:: DATA ROWS

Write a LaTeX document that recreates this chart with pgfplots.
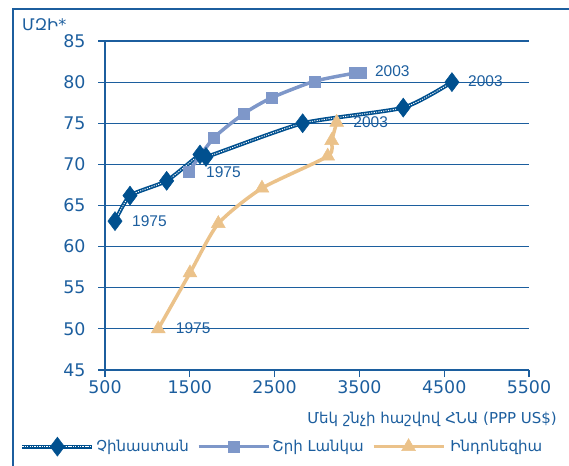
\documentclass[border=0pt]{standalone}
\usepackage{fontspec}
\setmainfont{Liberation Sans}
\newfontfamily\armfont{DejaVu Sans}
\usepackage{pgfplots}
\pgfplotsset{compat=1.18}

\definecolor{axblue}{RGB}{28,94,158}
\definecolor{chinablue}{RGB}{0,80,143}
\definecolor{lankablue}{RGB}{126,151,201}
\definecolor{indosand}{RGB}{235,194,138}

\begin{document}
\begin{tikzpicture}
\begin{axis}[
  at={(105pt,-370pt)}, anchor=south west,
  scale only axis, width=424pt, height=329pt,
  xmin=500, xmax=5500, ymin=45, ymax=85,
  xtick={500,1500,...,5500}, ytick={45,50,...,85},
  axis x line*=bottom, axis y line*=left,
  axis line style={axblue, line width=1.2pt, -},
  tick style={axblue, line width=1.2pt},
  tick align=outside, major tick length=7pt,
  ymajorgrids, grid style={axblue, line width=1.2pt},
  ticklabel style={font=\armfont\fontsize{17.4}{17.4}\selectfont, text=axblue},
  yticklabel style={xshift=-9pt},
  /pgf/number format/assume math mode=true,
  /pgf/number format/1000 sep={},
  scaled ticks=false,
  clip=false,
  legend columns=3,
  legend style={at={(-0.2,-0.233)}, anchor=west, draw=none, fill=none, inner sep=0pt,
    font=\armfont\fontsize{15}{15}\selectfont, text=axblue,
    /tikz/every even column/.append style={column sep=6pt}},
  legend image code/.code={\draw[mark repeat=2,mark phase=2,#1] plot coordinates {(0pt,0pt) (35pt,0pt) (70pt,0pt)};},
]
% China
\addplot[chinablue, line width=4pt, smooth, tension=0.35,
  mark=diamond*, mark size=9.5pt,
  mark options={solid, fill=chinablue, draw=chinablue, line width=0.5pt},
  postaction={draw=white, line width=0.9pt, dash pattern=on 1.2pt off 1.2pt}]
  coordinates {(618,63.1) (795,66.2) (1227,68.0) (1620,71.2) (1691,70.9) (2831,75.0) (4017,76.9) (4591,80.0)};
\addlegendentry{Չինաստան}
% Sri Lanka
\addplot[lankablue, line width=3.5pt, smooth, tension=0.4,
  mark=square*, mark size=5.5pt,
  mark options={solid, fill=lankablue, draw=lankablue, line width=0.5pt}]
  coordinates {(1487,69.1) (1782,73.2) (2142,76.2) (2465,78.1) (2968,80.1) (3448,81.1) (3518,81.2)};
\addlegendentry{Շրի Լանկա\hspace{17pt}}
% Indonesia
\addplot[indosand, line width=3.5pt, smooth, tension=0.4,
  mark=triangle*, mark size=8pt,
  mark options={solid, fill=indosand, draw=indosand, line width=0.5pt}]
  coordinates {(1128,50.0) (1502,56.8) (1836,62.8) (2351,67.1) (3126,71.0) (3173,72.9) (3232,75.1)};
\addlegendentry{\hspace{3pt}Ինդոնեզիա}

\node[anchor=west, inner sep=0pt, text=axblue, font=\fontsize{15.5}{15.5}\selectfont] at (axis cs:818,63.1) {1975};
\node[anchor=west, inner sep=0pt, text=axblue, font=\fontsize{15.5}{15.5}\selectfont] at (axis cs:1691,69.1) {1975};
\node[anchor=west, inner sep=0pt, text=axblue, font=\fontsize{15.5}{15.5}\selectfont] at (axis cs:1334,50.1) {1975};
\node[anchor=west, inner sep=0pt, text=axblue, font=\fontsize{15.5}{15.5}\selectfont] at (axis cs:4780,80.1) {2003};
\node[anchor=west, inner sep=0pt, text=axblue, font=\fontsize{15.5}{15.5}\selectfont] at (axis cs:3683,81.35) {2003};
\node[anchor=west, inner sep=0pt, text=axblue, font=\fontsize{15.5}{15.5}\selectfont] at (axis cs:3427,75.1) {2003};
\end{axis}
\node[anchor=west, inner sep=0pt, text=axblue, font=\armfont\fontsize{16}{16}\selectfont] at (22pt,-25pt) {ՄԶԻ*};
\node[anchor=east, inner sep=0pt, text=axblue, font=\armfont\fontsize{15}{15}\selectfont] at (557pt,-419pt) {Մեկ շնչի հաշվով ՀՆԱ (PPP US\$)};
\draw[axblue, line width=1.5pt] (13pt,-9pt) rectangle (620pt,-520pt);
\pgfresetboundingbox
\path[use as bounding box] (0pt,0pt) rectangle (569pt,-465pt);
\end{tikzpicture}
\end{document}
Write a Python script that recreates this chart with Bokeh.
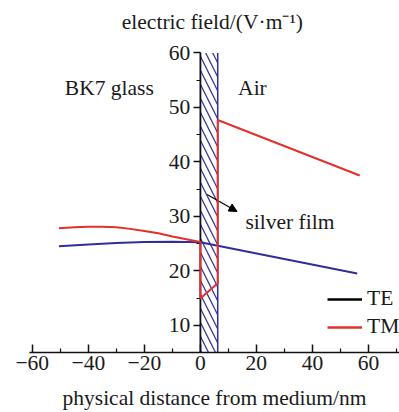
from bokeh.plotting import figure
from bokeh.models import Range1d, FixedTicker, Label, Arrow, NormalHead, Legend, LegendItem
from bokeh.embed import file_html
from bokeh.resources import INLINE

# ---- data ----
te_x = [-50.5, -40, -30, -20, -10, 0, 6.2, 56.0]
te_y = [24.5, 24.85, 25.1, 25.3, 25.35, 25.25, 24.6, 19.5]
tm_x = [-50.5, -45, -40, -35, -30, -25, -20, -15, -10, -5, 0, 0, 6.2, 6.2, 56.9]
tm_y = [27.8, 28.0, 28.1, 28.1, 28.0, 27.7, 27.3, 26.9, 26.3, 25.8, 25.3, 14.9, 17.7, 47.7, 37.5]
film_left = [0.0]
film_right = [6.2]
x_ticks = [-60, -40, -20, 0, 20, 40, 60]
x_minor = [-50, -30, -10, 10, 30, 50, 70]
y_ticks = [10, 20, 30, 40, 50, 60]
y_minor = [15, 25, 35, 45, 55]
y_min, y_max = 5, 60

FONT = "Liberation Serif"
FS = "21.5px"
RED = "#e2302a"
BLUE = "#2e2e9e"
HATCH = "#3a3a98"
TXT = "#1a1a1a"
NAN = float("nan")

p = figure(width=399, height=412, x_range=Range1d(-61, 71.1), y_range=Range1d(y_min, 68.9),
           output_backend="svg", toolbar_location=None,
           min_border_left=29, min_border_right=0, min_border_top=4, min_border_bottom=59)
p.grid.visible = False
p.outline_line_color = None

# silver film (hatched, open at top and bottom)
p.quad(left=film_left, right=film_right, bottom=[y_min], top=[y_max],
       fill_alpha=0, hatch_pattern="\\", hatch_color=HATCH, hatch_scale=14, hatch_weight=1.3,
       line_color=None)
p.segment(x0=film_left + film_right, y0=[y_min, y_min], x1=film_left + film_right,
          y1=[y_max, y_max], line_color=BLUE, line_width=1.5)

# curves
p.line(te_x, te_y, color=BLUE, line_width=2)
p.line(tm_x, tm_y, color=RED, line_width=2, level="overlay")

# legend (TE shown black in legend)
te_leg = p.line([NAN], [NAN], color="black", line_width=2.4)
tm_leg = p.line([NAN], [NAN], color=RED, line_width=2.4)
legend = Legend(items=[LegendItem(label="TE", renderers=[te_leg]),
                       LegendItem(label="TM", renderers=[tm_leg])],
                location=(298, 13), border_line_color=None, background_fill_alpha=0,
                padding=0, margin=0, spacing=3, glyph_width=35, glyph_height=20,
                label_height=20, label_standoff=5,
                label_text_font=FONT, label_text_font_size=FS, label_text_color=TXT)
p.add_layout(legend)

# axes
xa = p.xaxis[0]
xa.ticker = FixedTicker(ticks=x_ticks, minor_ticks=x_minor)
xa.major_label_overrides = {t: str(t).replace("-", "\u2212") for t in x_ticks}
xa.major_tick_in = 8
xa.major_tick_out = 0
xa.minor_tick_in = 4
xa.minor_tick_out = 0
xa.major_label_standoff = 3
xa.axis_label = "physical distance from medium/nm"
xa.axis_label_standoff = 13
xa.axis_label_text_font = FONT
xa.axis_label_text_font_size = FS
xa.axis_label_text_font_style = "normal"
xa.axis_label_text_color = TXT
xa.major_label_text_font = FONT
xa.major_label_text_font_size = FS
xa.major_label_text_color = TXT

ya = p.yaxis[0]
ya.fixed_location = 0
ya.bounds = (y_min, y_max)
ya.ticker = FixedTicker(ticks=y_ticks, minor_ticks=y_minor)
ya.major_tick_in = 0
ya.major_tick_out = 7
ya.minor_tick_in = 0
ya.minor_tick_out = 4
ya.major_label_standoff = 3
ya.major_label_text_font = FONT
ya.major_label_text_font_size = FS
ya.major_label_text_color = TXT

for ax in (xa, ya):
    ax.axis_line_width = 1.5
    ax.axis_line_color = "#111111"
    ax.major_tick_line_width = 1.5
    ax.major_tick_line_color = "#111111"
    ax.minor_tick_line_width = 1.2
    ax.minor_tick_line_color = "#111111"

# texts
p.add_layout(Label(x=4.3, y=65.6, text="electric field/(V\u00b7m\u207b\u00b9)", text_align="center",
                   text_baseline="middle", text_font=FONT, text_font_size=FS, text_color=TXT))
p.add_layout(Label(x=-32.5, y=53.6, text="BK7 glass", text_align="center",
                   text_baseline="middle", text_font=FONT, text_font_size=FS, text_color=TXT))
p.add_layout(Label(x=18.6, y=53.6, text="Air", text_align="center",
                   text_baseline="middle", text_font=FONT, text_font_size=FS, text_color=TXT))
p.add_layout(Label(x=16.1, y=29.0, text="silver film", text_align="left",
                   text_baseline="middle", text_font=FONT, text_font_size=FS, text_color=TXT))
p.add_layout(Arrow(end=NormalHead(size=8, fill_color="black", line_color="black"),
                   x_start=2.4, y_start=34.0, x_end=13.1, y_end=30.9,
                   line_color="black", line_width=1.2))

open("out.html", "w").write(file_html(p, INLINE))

::::

Collect the complete line wherever the string "that" appears in the records.

Write a LaTeX document that recreates this chart with pgfplots.
Write a Python script that recreates this chart with Bokeh.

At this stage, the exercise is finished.